:: Provided data ::

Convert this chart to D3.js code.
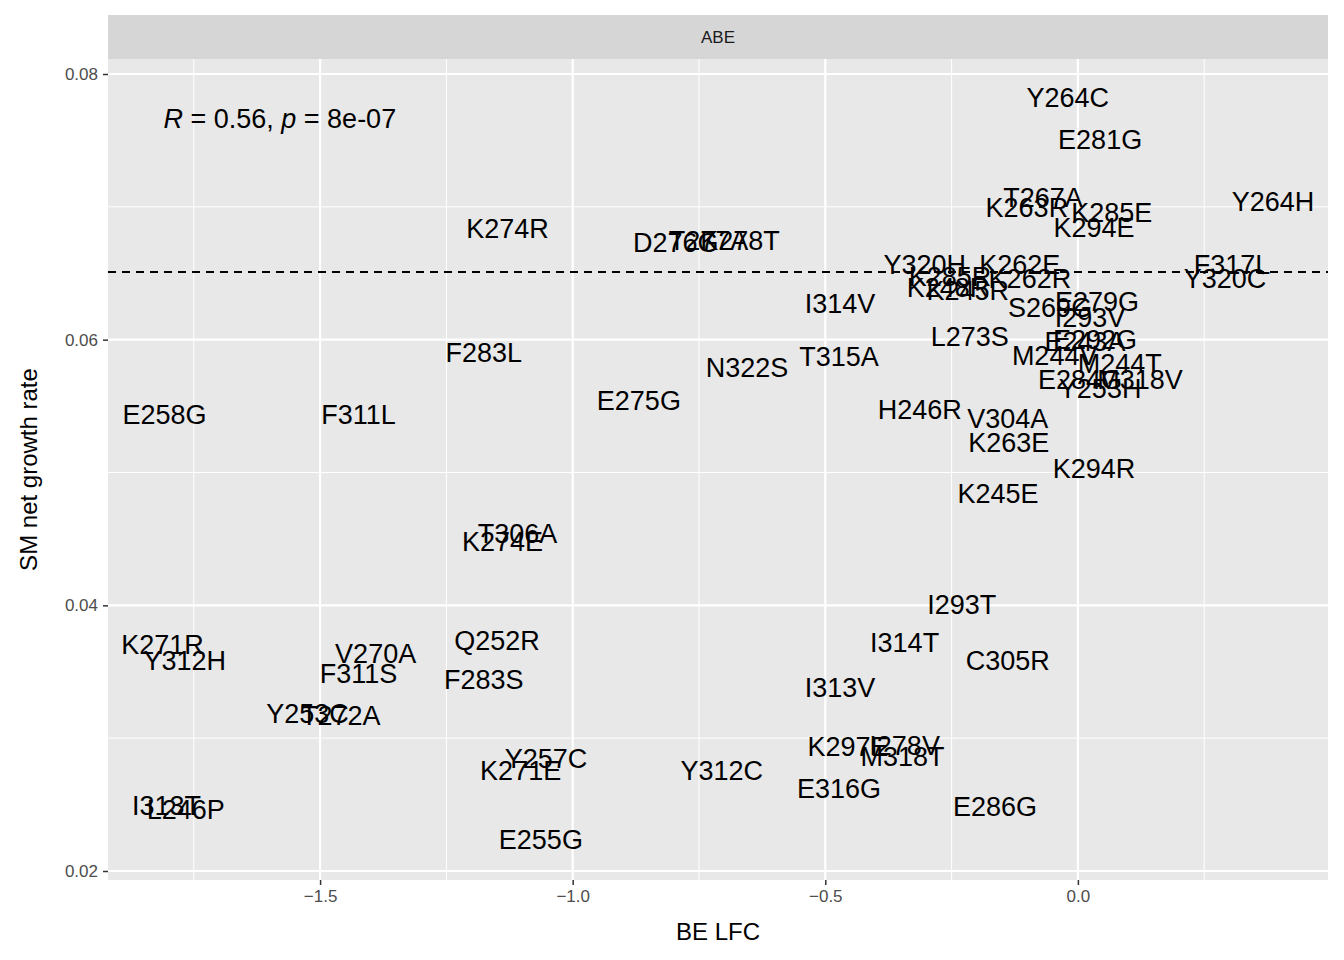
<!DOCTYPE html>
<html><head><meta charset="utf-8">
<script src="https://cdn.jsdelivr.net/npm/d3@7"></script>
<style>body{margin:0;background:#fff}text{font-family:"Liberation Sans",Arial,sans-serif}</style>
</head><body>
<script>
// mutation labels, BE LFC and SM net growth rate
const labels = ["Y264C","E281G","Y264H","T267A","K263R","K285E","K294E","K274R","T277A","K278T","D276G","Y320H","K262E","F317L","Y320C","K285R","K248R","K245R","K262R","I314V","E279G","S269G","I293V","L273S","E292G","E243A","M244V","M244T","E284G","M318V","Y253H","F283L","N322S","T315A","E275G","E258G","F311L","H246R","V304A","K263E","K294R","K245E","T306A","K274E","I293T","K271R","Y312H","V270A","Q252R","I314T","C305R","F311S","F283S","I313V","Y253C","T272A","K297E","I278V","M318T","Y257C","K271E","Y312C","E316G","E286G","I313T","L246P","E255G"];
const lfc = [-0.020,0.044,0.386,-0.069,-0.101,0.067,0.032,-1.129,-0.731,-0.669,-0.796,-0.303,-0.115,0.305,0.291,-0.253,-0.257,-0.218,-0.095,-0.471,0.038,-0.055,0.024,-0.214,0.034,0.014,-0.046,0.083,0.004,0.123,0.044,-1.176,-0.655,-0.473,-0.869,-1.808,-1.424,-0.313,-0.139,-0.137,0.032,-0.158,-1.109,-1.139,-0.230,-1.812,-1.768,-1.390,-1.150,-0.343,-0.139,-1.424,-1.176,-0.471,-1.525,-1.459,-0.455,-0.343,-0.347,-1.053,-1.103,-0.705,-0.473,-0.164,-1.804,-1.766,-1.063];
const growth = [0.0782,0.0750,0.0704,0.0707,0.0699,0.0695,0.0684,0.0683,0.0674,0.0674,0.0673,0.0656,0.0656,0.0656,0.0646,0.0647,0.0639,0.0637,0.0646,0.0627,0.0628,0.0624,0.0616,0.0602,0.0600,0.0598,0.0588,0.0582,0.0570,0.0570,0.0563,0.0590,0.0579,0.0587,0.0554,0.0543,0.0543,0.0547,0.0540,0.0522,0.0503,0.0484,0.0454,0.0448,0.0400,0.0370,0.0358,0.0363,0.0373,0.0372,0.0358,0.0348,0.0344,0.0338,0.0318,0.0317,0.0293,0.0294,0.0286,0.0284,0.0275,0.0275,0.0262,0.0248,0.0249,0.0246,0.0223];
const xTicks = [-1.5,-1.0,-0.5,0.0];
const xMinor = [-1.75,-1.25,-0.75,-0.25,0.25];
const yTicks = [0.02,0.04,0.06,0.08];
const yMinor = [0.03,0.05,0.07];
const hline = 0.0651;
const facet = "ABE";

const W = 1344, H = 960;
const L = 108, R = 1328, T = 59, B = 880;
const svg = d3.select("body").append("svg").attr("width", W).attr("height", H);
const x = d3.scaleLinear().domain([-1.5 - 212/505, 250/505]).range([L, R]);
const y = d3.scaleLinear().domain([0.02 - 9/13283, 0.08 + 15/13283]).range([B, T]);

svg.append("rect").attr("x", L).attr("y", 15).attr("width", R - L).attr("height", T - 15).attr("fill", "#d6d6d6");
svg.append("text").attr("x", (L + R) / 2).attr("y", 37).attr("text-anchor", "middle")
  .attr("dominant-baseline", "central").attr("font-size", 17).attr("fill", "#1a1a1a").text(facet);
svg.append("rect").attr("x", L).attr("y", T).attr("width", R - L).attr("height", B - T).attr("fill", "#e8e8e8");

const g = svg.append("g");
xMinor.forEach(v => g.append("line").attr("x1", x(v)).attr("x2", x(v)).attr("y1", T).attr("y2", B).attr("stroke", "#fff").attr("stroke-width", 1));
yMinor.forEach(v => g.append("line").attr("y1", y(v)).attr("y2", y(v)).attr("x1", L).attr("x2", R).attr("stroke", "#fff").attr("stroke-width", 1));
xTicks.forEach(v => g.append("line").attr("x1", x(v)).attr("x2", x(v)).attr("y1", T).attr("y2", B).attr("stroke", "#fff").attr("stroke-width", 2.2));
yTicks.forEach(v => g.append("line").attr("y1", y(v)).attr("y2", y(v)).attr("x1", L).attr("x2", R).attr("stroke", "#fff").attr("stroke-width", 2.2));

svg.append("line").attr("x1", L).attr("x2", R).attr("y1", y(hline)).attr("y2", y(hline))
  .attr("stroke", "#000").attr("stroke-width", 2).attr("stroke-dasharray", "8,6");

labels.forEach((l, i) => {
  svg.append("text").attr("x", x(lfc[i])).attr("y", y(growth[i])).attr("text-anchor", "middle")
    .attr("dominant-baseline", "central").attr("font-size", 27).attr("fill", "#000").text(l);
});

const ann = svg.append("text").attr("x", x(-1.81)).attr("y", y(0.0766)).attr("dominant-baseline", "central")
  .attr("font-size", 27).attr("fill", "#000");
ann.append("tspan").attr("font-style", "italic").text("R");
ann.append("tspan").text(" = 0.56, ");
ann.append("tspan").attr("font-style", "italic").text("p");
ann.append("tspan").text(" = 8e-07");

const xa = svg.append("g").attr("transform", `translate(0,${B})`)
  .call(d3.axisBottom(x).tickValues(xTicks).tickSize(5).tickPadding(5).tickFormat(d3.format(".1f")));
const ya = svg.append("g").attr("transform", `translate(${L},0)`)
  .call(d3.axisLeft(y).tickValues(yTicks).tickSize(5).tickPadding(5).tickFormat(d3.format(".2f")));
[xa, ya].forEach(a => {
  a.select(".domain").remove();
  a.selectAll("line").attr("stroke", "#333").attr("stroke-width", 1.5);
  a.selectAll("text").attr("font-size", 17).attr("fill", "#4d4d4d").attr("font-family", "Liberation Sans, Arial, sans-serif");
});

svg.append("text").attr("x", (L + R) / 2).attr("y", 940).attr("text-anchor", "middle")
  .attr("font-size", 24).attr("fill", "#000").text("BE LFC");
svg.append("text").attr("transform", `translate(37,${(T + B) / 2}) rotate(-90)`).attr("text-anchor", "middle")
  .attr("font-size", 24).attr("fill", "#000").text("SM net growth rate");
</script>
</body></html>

:::

**Exercise goal:**
Give an exact copy of the material, leaving out every picture.

**Response for this exercise:**
Convert this chart to D3.js code.
<!DOCTYPE html>
<html><head><meta charset="utf-8">
<script src="https://cdn.jsdelivr.net/npm/d3@7"></script>
<style>body{margin:0;background:#fff}text{font-family:"Liberation Sans",Arial,sans-serif}</style>
</head><body>
<script>
// mutation labels, BE LFC and SM net growth rate
const labels = ["Y264C","E281G","Y264H","T267A","K263R","K285E","K294E","K274R","T277A","K278T","D276G","Y320H","K262E","F317L","Y320C","K285R","K248R","K245R","K262R","I314V","E279G","S269G","I293V","L273S","E292G","E243A","M244V","M244T","E284G","M318V","Y253H","F283L","N322S","T315A","E275G","E258G","F311L","H246R","V304A","K263E","K294R","K245E","T306A","K274E","I293T","K271R","Y312H","V270A","Q252R","I314T","C305R","F311S","F283S","I313V","Y253C","T272A","K297E","I278V","M318T","Y257C","K271E","Y312C","E316G","E286G","I313T","L246P","E255G"];
const lfc = [-0.020,0.044,0.386,-0.069,-0.101,0.067,0.032,-1.129,-0.731,-0.669,-0.796,-0.303,-0.115,0.305,0.291,-0.253,-0.257,-0.218,-0.095,-0.471,0.038,-0.055,0.024,-0.214,0.034,0.014,-0.046,0.083,0.004,0.123,0.044,-1.176,-0.655,-0.473,-0.869,-1.808,-1.424,-0.313,-0.139,-0.137,0.032,-0.158,-1.109,-1.139,-0.230,-1.812,-1.768,-1.390,-1.150,-0.343,-0.139,-1.424,-1.176,-0.471,-1.525,-1.459,-0.455,-0.343,-0.347,-1.053,-1.103,-0.705,-0.473,-0.164,-1.804,-1.766,-1.063];
const growth = [0.0782,0.0750,0.0704,0.0707,0.0699,0.0695,0.0684,0.0683,0.0674,0.0674,0.0673,0.0656,0.0656,0.0656,0.0646,0.0647,0.0639,0.0637,0.0646,0.0627,0.0628,0.0624,0.0616,0.0602,0.0600,0.0598,0.0588,0.0582,0.0570,0.0570,0.0563,0.0590,0.0579,0.0587,0.0554,0.0543,0.0543,0.0547,0.0540,0.0522,0.0503,0.0484,0.0454,0.0448,0.0400,0.0370,0.0358,0.0363,0.0373,0.0372,0.0358,0.0348,0.0344,0.0338,0.0318,0.0317,0.0293,0.0294,0.0286,0.0284,0.0275,0.0275,0.0262,0.0248,0.0249,0.0246,0.0223];
const xTicks = [-1.5,-1.0,-0.5,0.0];
const xMinor = [-1.75,-1.25,-0.75,-0.25,0.25];
const yTicks = [0.02,0.04,0.06,0.08];
const yMinor = [0.03,0.05,0.07];
const hline = 0.0651;
const facet = "ABE";

const W = 1344, H = 960;
const L = 108, R = 1328, T = 59, B = 880;
const svg = d3.select("body").append("svg").attr("width", W).attr("height", H);
const x = d3.scaleLinear().domain([-1.5 - 212/505, 250/505]).range([L, R]);
const y = d3.scaleLinear().domain([0.02 - 9/13283, 0.08 + 15/13283]).range([B, T]);

svg.append("rect").attr("x", L).attr("y", 15).attr("width", R - L).attr("height", T - 15).attr("fill", "#d6d6d6");
svg.append("text").attr("x", (L + R) / 2).attr("y", 37).attr("text-anchor", "middle")
  .attr("dominant-baseline", "central").attr("font-size", 17).attr("fill", "#1a1a1a").text(facet);
svg.append("rect").attr("x", L).attr("y", T).attr("width", R - L).attr("height", B - T).attr("fill", "#e8e8e8");

const g = svg.append("g");
xMinor.forEach(v => g.append("line").attr("x1", x(v)).attr("x2", x(v)).attr("y1", T).attr("y2", B).attr("stroke", "#fff").attr("stroke-width", 1));
yMinor.forEach(v => g.append("line").attr("y1", y(v)).attr("y2", y(v)).attr("x1", L).attr("x2", R).attr("stroke", "#fff").attr("stroke-width", 1));
xTicks.forEach(v => g.append("line").attr("x1", x(v)).attr("x2", x(v)).attr("y1", T).attr("y2", B).attr("stroke", "#fff").attr("stroke-width", 2.2));
yTicks.forEach(v => g.append("line").attr("y1", y(v)).attr("y2", y(v)).attr("x1", L).attr("x2", R).attr("stroke", "#fff").attr("stroke-width", 2.2));

svg.append("line").attr("x1", L).attr("x2", R).attr("y1", y(hline)).attr("y2", y(hline))
  .attr("stroke", "#000").attr("stroke-width", 2).attr("stroke-dasharray", "8,6");

labels.forEach((l, i) => {
  svg.append("text").attr("x", x(lfc[i])).attr("y", y(growth[i])).attr("text-anchor", "middle")
    .attr("dominant-baseline", "central").attr("font-size", 27).attr("fill", "#000").text(l);
});

const ann = svg.append("text").attr("x", x(-1.81)).attr("y", y(0.0766)).attr("dominant-baseline", "central")
  .attr("font-size", 27).attr("fill", "#000");
ann.append("tspan").attr("font-style", "italic").text("R");
ann.append("tspan").text(" = 0.56, ");
ann.append("tspan").attr("font-style", "italic").text("p");
ann.append("tspan").text(" = 8e-07");

const xa = svg.append("g").attr("transform", `translate(0,${B})`)
  .call(d3.axisBottom(x).tickValues(xTicks).tickSize(5).tickPadding(5).tickFormat(d3.format(".1f")));
const ya = svg.append("g").attr("transform", `translate(${L},0)`)
  .call(d3.axisLeft(y).tickValues(yTicks).tickSize(5).tickPadding(5).tickFormat(d3.format(".2f")));
[xa, ya].forEach(a => {
  a.select(".domain").remove();
  a.selectAll("line").attr("stroke", "#333").attr("stroke-width", 1.5);
  a.selectAll("text").attr("font-size", 17).attr("fill", "#4d4d4d").attr("font-family", "Liberation Sans, Arial, sans-serif");
});

svg.append("text").attr("x", (L + R) / 2).attr("y", 940).attr("text-anchor", "middle")
  .attr("font-size", 24).attr("fill", "#000").text("BE LFC");
svg.append("text").attr("transform", `translate(37,${(T + B) / 2}) rotate(-90)`).attr("text-anchor", "middle")
  .attr("font-size", 24).attr("fill", "#000").text("SM net growth rate");
</script>
</body></html>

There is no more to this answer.